Pick out every line in the data below that holds "Write".

(Recorded data)
-- -- --
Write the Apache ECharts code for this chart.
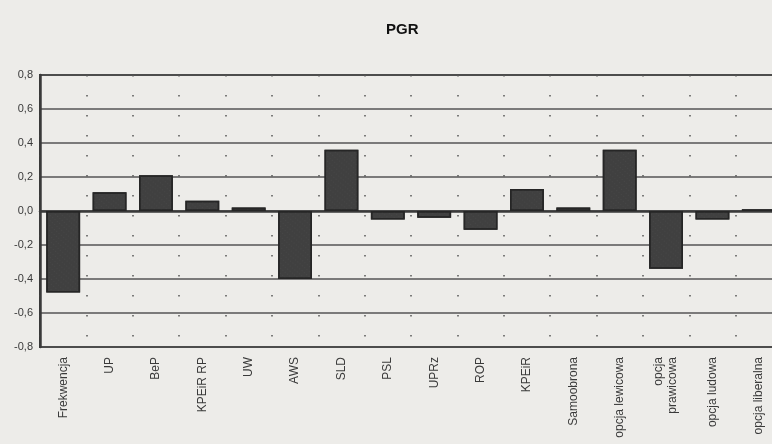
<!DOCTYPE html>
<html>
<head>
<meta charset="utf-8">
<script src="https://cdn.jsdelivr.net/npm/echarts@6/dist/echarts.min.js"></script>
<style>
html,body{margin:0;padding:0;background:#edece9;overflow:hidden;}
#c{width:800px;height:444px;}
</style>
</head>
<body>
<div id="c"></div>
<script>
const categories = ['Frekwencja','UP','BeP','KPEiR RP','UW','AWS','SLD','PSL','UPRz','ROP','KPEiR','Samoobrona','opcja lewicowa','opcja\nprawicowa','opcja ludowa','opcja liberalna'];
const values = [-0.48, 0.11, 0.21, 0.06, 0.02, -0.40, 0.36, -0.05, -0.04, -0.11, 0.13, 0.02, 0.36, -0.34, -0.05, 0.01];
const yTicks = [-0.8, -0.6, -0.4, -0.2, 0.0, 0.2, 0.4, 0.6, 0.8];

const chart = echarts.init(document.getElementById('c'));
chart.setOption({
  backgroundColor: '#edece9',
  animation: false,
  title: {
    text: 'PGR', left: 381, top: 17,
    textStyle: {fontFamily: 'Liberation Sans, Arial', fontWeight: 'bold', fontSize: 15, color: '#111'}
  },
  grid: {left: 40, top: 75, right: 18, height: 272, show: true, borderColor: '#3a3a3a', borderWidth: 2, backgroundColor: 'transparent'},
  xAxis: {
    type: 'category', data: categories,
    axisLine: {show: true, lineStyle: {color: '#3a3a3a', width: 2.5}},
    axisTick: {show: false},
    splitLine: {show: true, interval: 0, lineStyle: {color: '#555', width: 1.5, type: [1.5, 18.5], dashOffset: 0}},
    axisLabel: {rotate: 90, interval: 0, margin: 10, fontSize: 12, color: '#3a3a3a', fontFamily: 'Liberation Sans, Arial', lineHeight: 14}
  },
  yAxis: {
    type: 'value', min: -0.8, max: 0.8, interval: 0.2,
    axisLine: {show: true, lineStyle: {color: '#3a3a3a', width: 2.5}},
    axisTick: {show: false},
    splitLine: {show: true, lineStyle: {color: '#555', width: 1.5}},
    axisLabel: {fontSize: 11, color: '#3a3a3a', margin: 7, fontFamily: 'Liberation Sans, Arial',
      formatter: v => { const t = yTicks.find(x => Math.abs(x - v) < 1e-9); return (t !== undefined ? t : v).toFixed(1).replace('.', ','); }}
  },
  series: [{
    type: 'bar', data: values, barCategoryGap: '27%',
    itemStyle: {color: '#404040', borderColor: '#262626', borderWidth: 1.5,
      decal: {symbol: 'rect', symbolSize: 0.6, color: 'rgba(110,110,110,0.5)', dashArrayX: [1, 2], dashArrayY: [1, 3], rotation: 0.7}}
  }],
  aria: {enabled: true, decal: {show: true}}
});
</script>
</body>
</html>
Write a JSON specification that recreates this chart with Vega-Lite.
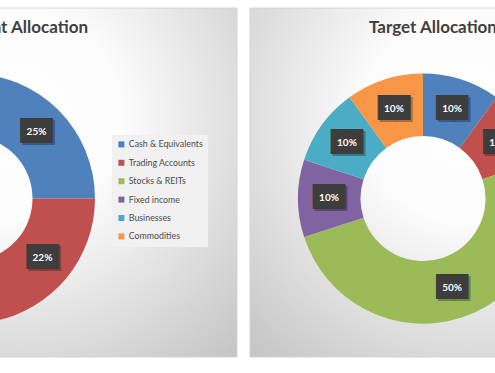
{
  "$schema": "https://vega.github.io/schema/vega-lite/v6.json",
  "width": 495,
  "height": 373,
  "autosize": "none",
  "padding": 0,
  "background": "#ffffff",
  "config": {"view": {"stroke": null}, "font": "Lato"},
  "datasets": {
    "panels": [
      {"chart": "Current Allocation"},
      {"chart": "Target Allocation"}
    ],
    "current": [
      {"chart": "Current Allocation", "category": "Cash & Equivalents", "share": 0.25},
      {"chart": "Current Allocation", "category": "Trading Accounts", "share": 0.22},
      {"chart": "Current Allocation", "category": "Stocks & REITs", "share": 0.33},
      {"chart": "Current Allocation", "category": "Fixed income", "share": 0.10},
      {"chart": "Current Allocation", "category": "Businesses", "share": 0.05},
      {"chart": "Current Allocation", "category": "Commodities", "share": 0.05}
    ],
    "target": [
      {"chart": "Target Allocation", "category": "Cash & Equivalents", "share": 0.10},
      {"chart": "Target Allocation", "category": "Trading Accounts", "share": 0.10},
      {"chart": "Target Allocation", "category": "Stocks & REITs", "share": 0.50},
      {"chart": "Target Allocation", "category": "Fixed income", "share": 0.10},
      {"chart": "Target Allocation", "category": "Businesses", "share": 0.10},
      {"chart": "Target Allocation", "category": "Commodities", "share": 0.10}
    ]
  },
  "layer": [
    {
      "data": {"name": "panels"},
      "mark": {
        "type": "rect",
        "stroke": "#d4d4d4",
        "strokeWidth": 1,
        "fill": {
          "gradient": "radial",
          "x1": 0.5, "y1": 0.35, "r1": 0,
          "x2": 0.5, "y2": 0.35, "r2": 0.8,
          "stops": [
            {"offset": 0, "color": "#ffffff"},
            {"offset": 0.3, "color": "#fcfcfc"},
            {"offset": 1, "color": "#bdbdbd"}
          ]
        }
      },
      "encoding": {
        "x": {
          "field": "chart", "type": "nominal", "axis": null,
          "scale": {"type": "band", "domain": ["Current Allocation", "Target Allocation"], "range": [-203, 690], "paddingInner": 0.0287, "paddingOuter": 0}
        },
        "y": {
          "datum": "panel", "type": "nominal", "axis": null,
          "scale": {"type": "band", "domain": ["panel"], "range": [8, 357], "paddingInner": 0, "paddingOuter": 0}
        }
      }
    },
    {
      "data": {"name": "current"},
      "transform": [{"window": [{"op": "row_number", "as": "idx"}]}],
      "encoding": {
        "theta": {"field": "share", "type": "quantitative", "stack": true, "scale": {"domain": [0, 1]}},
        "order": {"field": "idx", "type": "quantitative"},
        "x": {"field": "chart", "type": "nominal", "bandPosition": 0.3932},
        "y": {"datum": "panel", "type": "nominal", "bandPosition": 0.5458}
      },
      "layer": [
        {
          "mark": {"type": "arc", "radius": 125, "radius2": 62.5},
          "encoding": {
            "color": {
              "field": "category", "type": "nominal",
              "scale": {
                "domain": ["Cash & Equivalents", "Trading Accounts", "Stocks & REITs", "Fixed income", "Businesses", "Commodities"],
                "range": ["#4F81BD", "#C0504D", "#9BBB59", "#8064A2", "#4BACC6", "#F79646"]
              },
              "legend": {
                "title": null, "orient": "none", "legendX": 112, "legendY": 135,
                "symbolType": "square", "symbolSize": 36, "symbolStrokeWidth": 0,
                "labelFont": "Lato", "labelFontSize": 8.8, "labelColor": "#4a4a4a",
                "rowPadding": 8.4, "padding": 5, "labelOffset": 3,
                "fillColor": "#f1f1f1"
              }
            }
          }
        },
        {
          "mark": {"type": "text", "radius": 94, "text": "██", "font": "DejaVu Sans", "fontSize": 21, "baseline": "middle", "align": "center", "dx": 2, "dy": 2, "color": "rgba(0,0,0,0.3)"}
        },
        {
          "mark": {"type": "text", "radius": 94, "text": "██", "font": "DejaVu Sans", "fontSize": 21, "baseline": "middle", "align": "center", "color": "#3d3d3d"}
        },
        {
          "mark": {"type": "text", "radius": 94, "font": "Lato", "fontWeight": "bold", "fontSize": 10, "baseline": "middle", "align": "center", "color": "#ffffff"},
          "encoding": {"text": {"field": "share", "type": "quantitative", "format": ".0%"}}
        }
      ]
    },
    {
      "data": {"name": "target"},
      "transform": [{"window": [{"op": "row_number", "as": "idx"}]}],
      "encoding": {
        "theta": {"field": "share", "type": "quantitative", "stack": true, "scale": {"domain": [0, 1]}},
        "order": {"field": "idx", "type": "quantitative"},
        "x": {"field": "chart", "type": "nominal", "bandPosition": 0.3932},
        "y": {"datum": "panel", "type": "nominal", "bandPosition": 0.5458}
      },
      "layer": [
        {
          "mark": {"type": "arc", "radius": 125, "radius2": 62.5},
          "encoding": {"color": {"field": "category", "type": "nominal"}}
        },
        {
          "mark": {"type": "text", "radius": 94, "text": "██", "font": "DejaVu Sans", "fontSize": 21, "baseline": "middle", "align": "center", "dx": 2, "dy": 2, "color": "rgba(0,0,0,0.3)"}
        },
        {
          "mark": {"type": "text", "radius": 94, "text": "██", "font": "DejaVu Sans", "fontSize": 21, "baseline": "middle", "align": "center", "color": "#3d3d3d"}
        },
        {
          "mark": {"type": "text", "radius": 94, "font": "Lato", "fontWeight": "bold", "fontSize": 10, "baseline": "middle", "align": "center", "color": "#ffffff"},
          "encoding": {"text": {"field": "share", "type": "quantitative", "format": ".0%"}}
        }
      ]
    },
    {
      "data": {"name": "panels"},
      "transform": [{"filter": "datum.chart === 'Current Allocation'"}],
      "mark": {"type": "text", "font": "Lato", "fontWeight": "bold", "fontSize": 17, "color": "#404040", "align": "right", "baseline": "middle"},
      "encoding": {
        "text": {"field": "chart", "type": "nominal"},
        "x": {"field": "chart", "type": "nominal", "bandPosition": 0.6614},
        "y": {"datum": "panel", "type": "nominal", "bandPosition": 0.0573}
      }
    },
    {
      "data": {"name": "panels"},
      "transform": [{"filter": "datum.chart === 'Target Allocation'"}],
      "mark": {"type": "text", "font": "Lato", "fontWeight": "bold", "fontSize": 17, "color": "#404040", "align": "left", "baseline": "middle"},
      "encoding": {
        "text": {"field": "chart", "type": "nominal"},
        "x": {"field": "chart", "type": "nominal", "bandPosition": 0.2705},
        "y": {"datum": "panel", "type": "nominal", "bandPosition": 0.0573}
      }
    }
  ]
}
-- -- --
TASK OUTPUT
Write the Apache ECharts code for this chart.
Write a JSON specification that recreates this chart with Vega-Lite.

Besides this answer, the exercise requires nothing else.